Lo Fidelity Allstars How to operate with a blown mind
Lo-Fidelity Allstars How to operate with a blown mind
Like the single "Battle Flag", Lo-Fidelity Allstars triggers off a schockwave that will wake you up from the radio coma caused by an OD of Offspring, Sugar Ray & other Huntington Beach clones.
While all these rap-punk bands haven't gone much further than Rage Against The Machine, all of them cut from the same cloth where it is impossible to discern them from each other, the UK invades once again. I have to say that to find some musical innovation, It is not towards the "United Copycats of America" that we should look to, but instead towards the UK, cradle of pop, techno, punk, new wave, alternative.. . Lo-Fidelity Allstars encroaches upon Tricky et Portishead's trip-hop, but instead of delivering an auto-depressive boredom, they spread a sonic panic.

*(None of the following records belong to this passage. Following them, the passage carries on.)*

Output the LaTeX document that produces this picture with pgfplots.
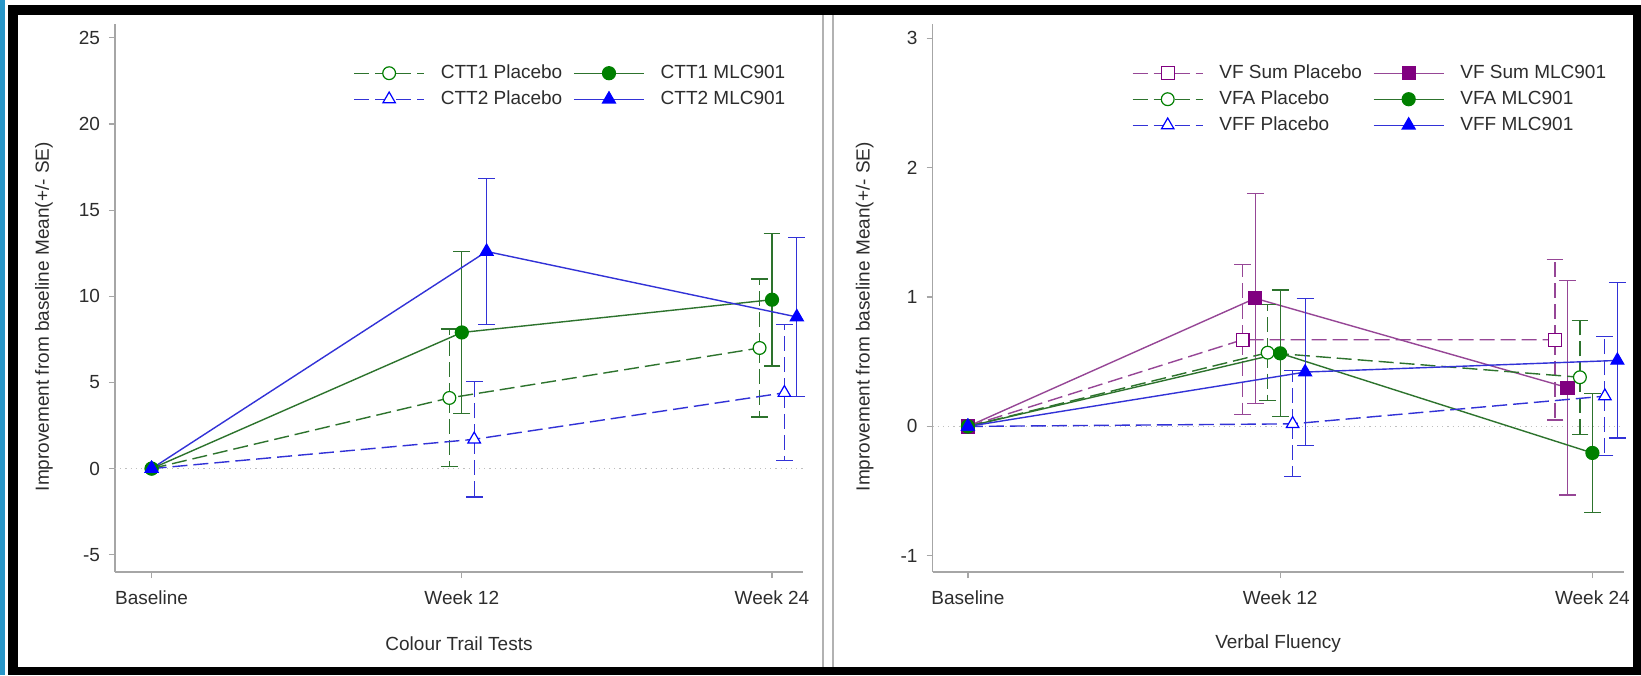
\documentclass[border=0pt]{standalone}
\usepackage{fontspec}
\setmainfont{Liberation Sans}
\usepackage{pgfplots}
\pgfplotsset{compat=1.18}
\definecolor{cgreen}{RGB}{0,128,0}
\definecolor{cgreenl}{RGB}{45,115,45}
\definecolor{cblue}{RGB}{0,0,255}
\definecolor{cbluel}{RGB}{50,50,215}
\definecolor{cpurple}{RGB}{128,0,128}
\definecolor{cpurplel}{RGB}{150,70,150}
\definecolor{frameblue}{RGB}{40,150,200}
\definecolor{txt}{RGB}{45,45,45}

\pgfplotsset{
  panel/.style={
    scale only axis, height=274pt,
    axis lines=left, axis line style={-, draw=gray!70, line width=0.7pt},
    tick align=outside, major tick length=3pt,
    tick style={gray!70, line width=0.6pt},
    xtick={0,1,2}, xticklabels={Baseline,Week 12,Week 24},
    tick label style={font=\fontsize{9.5}{11}\selectfont, text=txt},
    xticklabel style={yshift=-3pt},
    yticklabel style={xshift=-1pt},
    /pgf/number format/assume math mode=true,
    label style={font=\fontsize{9.5}{11}\selectfont, text=txt},
    clip=false,
    legend cell align=left,
    legend columns=2,
    legend image code/.code={\draw[mark repeat=2,mark phase=2,#1] plot coordinates {(0pt,0pt) (17.5pt,0pt) (35pt,0pt)};},
    legend style={draw=none, fill=none, inner sep=0pt, anchor=north west,
      font=\fontsize{9.5}{11}\selectfont, text=txt,
      nodes={inner sep=1pt, text height=7pt, text depth=2pt},
      row sep=2pt,
      /tikz/every odd column/.append style={column sep=7pt},
      /tikz/every even column/.append style={column sep=4.5pt}},
  },
  plac/.style={color=#1, line width=0.7pt, dash pattern=on 7.5pt off 3pt,
    error bars/y dir=both, error bars/y explicit,
    error bars/error bar style={line width=0.6pt, dash pattern=on 7.5pt off 3pt},
    error bars/error mark options={rotate=90, solid, line width=0.6pt, mark size=4.2pt}},
  mlc/.style={color=#1, line width=0.7pt, solid,
    error bars/y dir=both, error bars/y explicit,
    error bars/error bar style={line width=0.6pt, solid},
    error bars/error mark options={rotate=90, solid, line width=0.6pt, mark size=4.2pt}},
}

\begin{document}
\begin{tikzpicture}
% frame and panel divider
\fill[white] (0,0) rectangle (820.5pt,337.5pt);
\fill[frameblue] (0,0) rectangle (2.5pt,337.5pt);
\fill[black] (4pt,0) rectangle (820.5pt,335pt);
\fill[white] (9pt,4pt) rectangle (816.5pt,330pt);
\draw[gray!60, line width=0.6pt] (411.5pt,4pt) -- (411.5pt,330pt);
\draw[gray!60, line width=0.6pt] (416.5pt,4pt) -- (416.5pt,330pt);

% Colour Trail Tests
\begin{axis}[panel, at={(57.5pt,51.5pt)}, anchor=south west, width=344pt,
  xmin=-0.118, xmax=2.10, ymin=-6, ymax=25.8,
  ytick={-5,0,5,10,15,20,25},
  xlabel={Colour Trail Tests},
  xlabel style={at={(axis description cs:0.5,0)}, anchor=center, yshift=-36pt},
  ylabel={Improvement from baseline Mean(+/- SE)},
  ylabel style={at={(axis description cs:-0.1032,0.466)}, anchor=center},
  legend style={at={(axis description cs:0.346,0.931)}},
]
\addplot[forget plot, gray!50, line width=0.6pt, dotted] coordinates {(-0.118,0) (2.10,0)};
\addplot[plac=cgreenl, mark=*, mark size=3.2pt, mark options={solid, draw=cgreen, fill=white, line width=0.6pt}]
  coordinates {(0,0) (0.96,4.1) +- (0,4.0) (1.96,7.0) +- (0,4.0)};
\addlegendentry{CTT1 Placebo}
\addplot[mlc=cgreenl, mark=*, mark size=3.2pt, mark options={solid, draw=cgreen, fill=cgreen}]
  coordinates {(0,0) (1,7.9) +- (0,4.7) (2,9.8) +- (0,3.85)};
\addlegendentry{CTT1 MLC901}
\addplot[plac=cbluel, mark=triangle*, mark size=3.6pt, mark options={solid, draw=cblue, fill=white, line width=0.6pt}]
  coordinates {(0,0) (1.04,1.7) +- (0,3.35) (2.04,4.4) +- (0,3.95)};
\addlegendentry{CTT2 Placebo}
\addplot[mlc=cbluel, mark=triangle*, mark size=3.6pt, mark options={solid, draw=cblue, fill=cblue}]
  coordinates {(0,0) (1.08,12.6) +- (0,4.25) (2.08,8.8) +- (0,4.6)};
\addlegendentry{CTT2 MLC901}
\end{axis}

% Verbal Fluency
\begin{axis}[panel, at={(466.3pt,51.5pt)}, anchor=south west, width=345.5pt,
  xmin=-0.113, xmax=2.10, ymin=-1.125, ymax=3.11,
  ytick={-1,0,1,2,3},
  xlabel={Verbal Fluency},
  xlabel style={at={(axis description cs:0.5,0)}, anchor=center, yshift=-36pt},
  ylabel={Improvement from baseline Mean(+/- SE)},
  ylabel style={at={(axis description cs:-0.0984,0.466)}, anchor=center},
  legend style={at={(axis description cs:0.288,0.931)}},
]
\addplot[forget plot, gray!50, line width=0.6pt, dotted] coordinates {(-0.113,0) (2.10,0)};
\addplot[plac=cpurplel, mark=square*, mark size=3.2pt, mark options={solid, draw=cpurple, fill=white, line width=0.6pt}]
  coordinates {(0,0) (0.88,0.67) +- (0,0.58) (1.88,0.67) +- (0,0.62)};
\addlegendentry{VF Sum Placebo}
\addplot[mlc=cpurplel, mark=square*, mark size=3.2pt, mark options={solid, draw=cpurple, fill=cpurple}]
  coordinates {(0,0) (0.92,0.99) +- (0,0.81) (1.92,0.30) +- (0,0.83)};
\addlegendentry{VF Sum MLC901}
\addplot[plac=cgreenl, mark=*, mark size=3.2pt, mark options={solid, draw=cgreen, fill=white, line width=0.6pt}]
  coordinates {(0,0) (0.96,0.57) +- (0,0.37) (1.96,0.38) +- (0,0.44)};
\addlegendentry{VFA Placebo}
\addplot[mlc=cgreenl, mark=*, mark size=3.2pt, mark options={solid, draw=cgreen, fill=cgreen}]
  coordinates {(0,0) (1,0.565) +- (0,0.49) (2,-0.205) +- (0,0.46)};
\addlegendentry{VFA MLC901}
\addplot[plac=cbluel, mark=triangle*, mark size=3.6pt, mark options={solid, draw=cblue, fill=white, line width=0.6pt}]
  coordinates {(0,0) (1.04,0.02) +- (0,0.41) (2.04,0.234) +- (0,0.46)};
\addlegendentry{VFF Placebo}
\addplot[mlc=cbluel, mark=triangle*, mark size=3.6pt, mark options={solid, draw=cblue, fill=cblue}]
  coordinates {(0,0) (1.08,0.42) +- (0,0.57) (2.08,0.51) +- (0,0.60)};
\addlegendentry{VFF MLC901}
\end{axis}
\end{tikzpicture}
\end{document}
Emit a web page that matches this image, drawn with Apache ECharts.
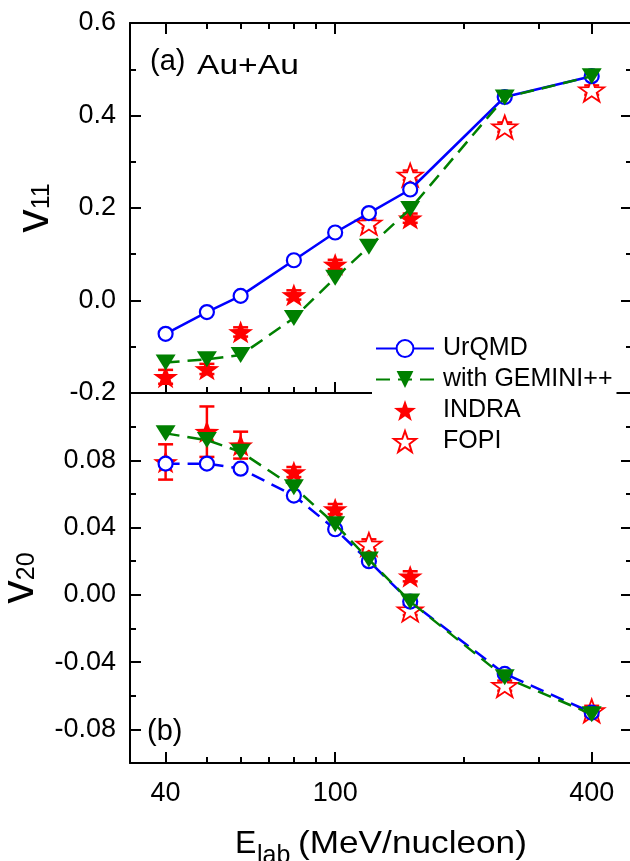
<!DOCTYPE html>
<html>
<head>
<meta charset="utf-8">
<script src="https://cdn.jsdelivr.net/npm/echarts@6/dist/echarts.min.js"></script>
<style>
html,body{margin:0;padding:0;background:#fff;}
#chart{width:630px;height:861px;}
</style>
</head>
<body>
<div id="chart"></div>
<script>
// ---------- data ----------
const energies   = [40, 50, 60, 80, 100, 120, 150, 250, 400];
const urqmdV11   = [-0.072, -0.025, 0.010, 0.087, 0.147, 0.189, 0.240, 0.440, 0.485];
const geminiV11  = [-0.134, -0.127, -0.118, -0.038, 0.049, 0.116, 0.198, 0.439, 0.485];
const urqmdV20   = [0.078, 0.078, 0.075, 0.059, 0.039, 0.020, -0.004, -0.047, -0.070];
const geminiV20  = [0.096, 0.092, 0.085, 0.064, 0.042, 0.021, -0.004, -0.049, -0.071];

const indraE     = [40, 50, 60, 80, 100, 150];
const indraV11   = [-0.165, -0.148, -0.068, 0.012, 0.078, 0.178];
const indraV11Err= [0.015, 0.011, 0.010, 0.010, 0.010, 0.010];
const indraV20   = [0.079, 0.097, 0.089, 0.073, 0.051, 0.011];
const indraV20Err= [0.0105, 0.015, 0.008, 0.003, 0.003, 0.003];

const fopiE      = [120, 150, 250, 400];
const fopiV11    = [0.167, 0.271, 0.375, 0.455];
const fopiV11Err = [0.010, 0.010, 0.010, 0.010];
const fopiV20    = [0.030, -0.009, -0.054, -0.069];
const fopiV20Err = [0.003, 0.003, 0.003, 0.003];

const xMajor = [40, 100, 400];
const xMinor = [50, 60, 70, 80, 90, 200, 300];
const y1Major = [-0.2, 0.0, 0.2, 0.4, 0.6];
const y1Minor = [-0.1, 0.1, 0.3, 0.5];
const y2Major = [-0.08, -0.04, 0.00, 0.04, 0.08];
const y2Minor = [-0.06, -0.02, 0.02, 0.06, 0.10];

// ---------- styles ----------
const FONT = "'Liberation Sans', Arial, sans-serif";
const BLUE = '#0000ff', GREEN = '#008000', RED = '#ff0000';
const STAR = 'path://M0,-10 L2.35,-3.24 L9.51,-3.09 L3.8,1.24 L5.88,8.09 L0,4 L-5.88,8.09 L-3.8,1.24 L-9.51,-3.09 L-2.35,-3.24 Z';
const MAJ = 11, MIN = 6;
const X_MIN = 33, X_MAX = 500;

function xAx(grid, pos, vals, len, line, labels) {
  return {
    type: 'log', logBase: 10, gridIndex: grid, position: pos, min: X_MIN, max: X_MAX,
    axisLine: {show: line, onZero: false, lineStyle: {color: '#000', width: 2}},
    axisTick: {show: true, inside: true, length: len, customValues: vals, lineStyle: {color: '#000', width: 2}},
    axisLabel: {show: labels, customValues: vals, color: '#000', fontSize: 27, fontFamily: FONT, margin: 17},
    splitLine: {show: false}, minorTick: {show: false}, minorSplitLine: {show: false}
  };
}
function yAx(grid, pos, min, max, vals, len, line, labels, dec, title) {
  const ax = {
    type: 'value', gridIndex: grid, position: pos, min: min, max: max,
    axisLine: {show: line, onZero: false, lineStyle: {color: '#000', width: 2}},
    axisTick: {show: true, inside: true, length: len, customValues: vals, lineStyle: {color: '#000', width: 2}},
    axisLabel: {show: labels, customValues: vals, color: '#000', fontSize: 27, fontFamily: FONT, margin: 14,
      padding: [7, 0, 0, 0], formatter: v => v.toFixed(dec)},
    splitLine: {show: false}, minorTick: {show: false}, minorSplitLine: {show: false}
  };
  if (title) {
    ax.name = '{v|v}{s|' + title.sub + '}';
    ax.nameLocation = 'middle';
    ax.nameRotate = 90;
    ax.nameGap = title.gap;
    ax.nameTextStyle = {
      fontFamily: FONT, color: '#000',
      rich: {
        v: {fontSize: 47, fontFamily: FONT, color: '#000', verticalAlign: 'bottom', lineHeight: 47},
        s: {fontSize: 25, fontFamily: FONT, color: '#000', verticalAlign: 'bottom', lineHeight: 25, padding: [0, 0, 4, 0]}
      }
    };
  }
  return ax;
}

function zip(xs, ys) { return xs.map((x, i) => [x, ys[i]]); }
function zip3(xs, ys, es) { return xs.map((x, i) => [x, ys[i], es[i]]); }

function errRender(params, api) {
  const x = api.value(0), y = api.value(1), e = api.value(2);
  const t = api.coord([x, y + e]), b = api.coord([x, y - e]);
  const cw = 7.5, st = {stroke: RED, lineWidth: 2.5};
  return {type: 'group', children: [
    {type: 'line', shape: {x1: t[0], y1: t[1], x2: b[0], y2: b[1]}, style: st},
    {type: 'line', shape: {x1: t[0] - cw, y1: t[1], x2: t[0] + cw, y2: t[1]}, style: st},
    {type: 'line', shape: {x1: b[0] - cw, y1: b[1], x2: b[0] + cw, y2: b[1]}, style: st}
  ]};
}

function panelSeries(g, uq, gm, ind, indErr, fo, foErr, uqDashed) {
  const xi = g === 0 ? 0 : 4, yi = g === 0 ? 0 : 4;
  return [
    {type: 'custom', name: 'errI' + g, xAxisIndex: xi, yAxisIndex: yi, renderItem: errRender,
     encode: {x: 0, y: 1}, data: zip3(indraE, ind, indErr), z: 2, silent: true},
    {type: 'custom', name: 'errF' + g, xAxisIndex: xi, yAxisIndex: yi, renderItem: errRender,
     encode: {x: 0, y: 1}, data: zip3(fopiE, fo, foErr), z: 2, silent: true},
    {type: 'scatter', name: 'INDRA', xAxisIndex: xi, yAxisIndex: yi, symbol: STAR, symbolSize: [25, 24],
     symbolKeepAspect: true, itemStyle: {color: RED, opacity: 1}, data: zip(indraE, ind), z: 3},
    {type: 'scatter', name: 'FOPI', xAxisIndex: xi, yAxisIndex: yi, symbol: STAR, symbolSize: [25, 24],
     symbolKeepAspect: true, itemStyle: {color: '#fff', borderColor: RED, borderWidth: 1.8, opacity: 1},
     data: zip(fopiE, fo), z: 3},
    {type: 'line', name: 'UrQMD', xAxisIndex: xi, yAxisIndex: yi, symbol: 'circle', symbolSize: 14,
     showAllSymbol: true, itemStyle: {color: '#fff', borderColor: BLUE, borderWidth: 2.2},
     lineStyle: {color: BLUE, width: 2.5, type: uqDashed ? [14, 8] : 'solid'},
     data: zip(energies, uq), z: 4},
    {type: 'line', name: 'with GEMINI++', xAxisIndex: xi, yAxisIndex: yi, symbol: 'triangle',
     symbolSize: [20, 16], symbolRotate: 180, showAllSymbol: true,
     itemStyle: {color: GREEN, borderWidth: 0},
     lineStyle: {color: GREEN, width: 2.5, type: [14, 8]},
     data: zip(energies, gm), z: 5}
  ];
}

const chart = echarts.init(document.getElementById('chart'), null, {renderer: 'canvas'});
const option = {
  animation: false,
  backgroundColor: '#fff',
  textStyle: {fontFamily: FONT},
  grid: [
    {left: 130, top: 23, width: 503, height: 370, containLabel: false, outerBoundsMode: 'none'},
    {left: 130, top: 393, width: 503, height: 370, containLabel: false, outerBoundsMode: 'none'}
  ],
  xAxis: [
    xAx(0, 'bottom', xMajor, MAJ, true, false),
    xAx(0, 'bottom', xMinor, MIN, false, false),
    xAx(0, 'top', xMajor, MAJ, true, false),
    xAx(0, 'top', xMinor, MIN, false, false),
    xAx(1, 'bottom', xMajor, MAJ, true, true),
    xAx(1, 'bottom', xMinor, MIN, false, false)
  ],
  yAxis: [
    yAx(0, 'left', -0.2, 0.6, y1Major, MAJ, true, true, 1, {sub: '11', gap: 68}),
    yAx(0, 'left', -0.2, 0.6, y1Minor, MIN, false, false, 1),
    yAx(0, 'right', -0.2, 0.6, y1Major, 12, true, false, 1),
    yAx(0, 'right', -0.2, 0.6, y1Minor, 7, false, false, 1),
    yAx(1, 'left', -0.1, 0.12, y2Major, MAJ, true, true, 2, {sub: '20', gap: 84}),
    yAx(1, 'left', -0.1, 0.12, y2Minor, MIN, false, false, 2),
    yAx(1, 'right', -0.1, 0.12, y2Major, 12, true, false, 2),
    yAx(1, 'right', -0.1, 0.12, y2Minor, 7, false, false, 2)
  ],
  legend: {
    data: ['UrQMD', 'with GEMINI++', 'INDRA', 'FOPI'],
    orient: 'vertical', left: 372, top: 331,
    itemWidth: 58, itemHeight: 21, itemGap: 6,
    padding: [5, 4, 5, 3],
    backgroundColor: '#fff', z: 10,
    selectedMode: false,
    textStyle: {fontSize: 25, fontFamily: FONT, color: '#000', padding: [0, 0, 0, 4]}
  },
  series: [].concat(
    panelSeries(0, urqmdV11, geminiV11, indraV11, indraV11Err, fopiV11, fopiV11Err, false),
    panelSeries(1, urqmdV20, geminiV20, indraV20, indraV20Err, fopiV20, fopiV20Err, true)
  ),
  graphic: [
    {type: 'text', left: 150, top: 47, z: 20, style: {text: '(a)', font: '29px ' + FONT, fill: '#000'}},
    {type: 'text', x: 197, y: 52, scaleX: 1.2, z: 20, style: {text: 'Au+Au', font: '28px ' + FONT, fill: '#000', verticalAlign: 'top'}},
    {type: 'text', left: 147, top: 717, z: 20, style: {text: '(b)', font: '29px ' + FONT, fill: '#000'}},
    // x title
    {type: 'text', x: 235, y: 828, z: 20,
     style: {text: 'E', font: '32px ' + FONT, fill: '#000', align: 'left', verticalAlign: 'top'}},
    {type: 'text', x: 257, y: 844, z: 20,
     style: {text: 'lab', font: '25px ' + FONT, fill: '#000', align: 'left', verticalAlign: 'top'}},
    {type: 'text', x: 298, y: 828, scaleX: 1.1, z: 20,
     style: {text: '(MeV/nucleon)', font: '32px ' + FONT, fill: '#000', align: 'left', verticalAlign: 'top'}}
  ]
};
chart.setOption(option);
</script>
</body>
</html>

The album heats up with the scratch-sample warning of "Warming up" the brain farm. Then Kool Roc Bass and his groovy bass fusiones The Prodigy and Happy Mondays, succeeding where The Prodigy 's dj album The Dirtchamber Sessions failed. Follow tracks successfully mixing drum & bass, rap, techno, alternative, trip hop, funk with a robotic Shaun Ryderish voice, whose height is the venomous Battle Flag, combining the best from Prodigy and Rage Against the Machine. In between, there are some mellow songs, troglodytic and wobbly ballads. Among them, the hypnotic How to operate with a blown mind with his bass bathed in waves of keyboards reminescent of Depeche Mode's "Walking in my Shoes" and "Nightime Story" closing the album in a Portishead style lament (a voice adding "I had no idea it was going to end in such a tragedy").
This album shows that musical barriers are made to be crashed.